= United Golf Association =

The United Golfers Association (UGA) was a group of African-American professional golfers who operated a separate series of professional golf tournaments for Blacks during the era of racial segregation in the United States. It was said to have started in 1925 when George Adams became a founding member and in 1926 by Robert Hawkins, a golfer from Massachusetts. It was known affectionately as the Chitlin Circuit and included many talented golfers such as Ted Rhodes, Bill Spiller, Pete Brown, Lee Elder, Willie Brown Jr., Zeke Hartsfield, Howard Wheeler, and Charlie Sifford.

Women were allowed to participate from the group's inception, but only in 1939 did the first women's golfing organization seek affiliation when the Chicago Women's Golf Club, organized by Anna Robinson, applied to join. Also, the Wake-Robin Golf Club, whose first president was Helen Webb Harris, joined the UGA under her leadership.

Jimmy Taylor added the Mid Winter Classic at Rogers Park, Tampa to the circuit in 1963.
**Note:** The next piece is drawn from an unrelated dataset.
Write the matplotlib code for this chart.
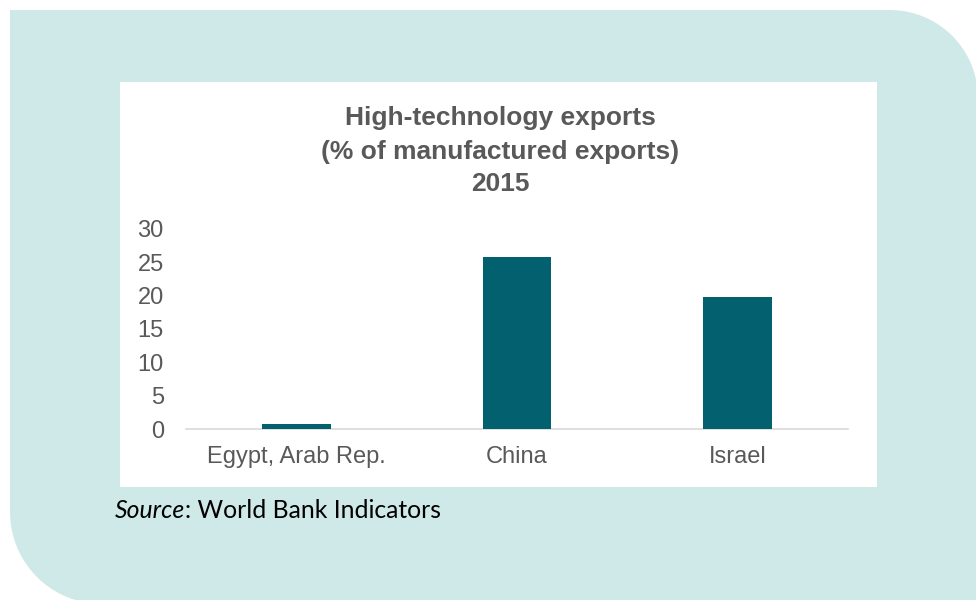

From 1934 through November 1961, the Professional Golfers Association of America maintained a "Caucasian-only" membership clause in its bylaws. The clause was removed by amending its constitution.

==Legacy==
Contemporary golf associations for African Americans include the African American Golf Association (AAGA), United States Black Golf Association, United Black Golfers Association (UBGA), Western States Golf Association, Bogey Boyz, Black Jewels Ladies Golf Association and the African American Golf Foundation, Inc.

==National Negro Open==
The Association's most prestigious event was the National Negro Open. Winners of the National Negro Open included six-time winner Charles Sifford, Herbert Dixon, Ted Rhodes, and Jim Dent.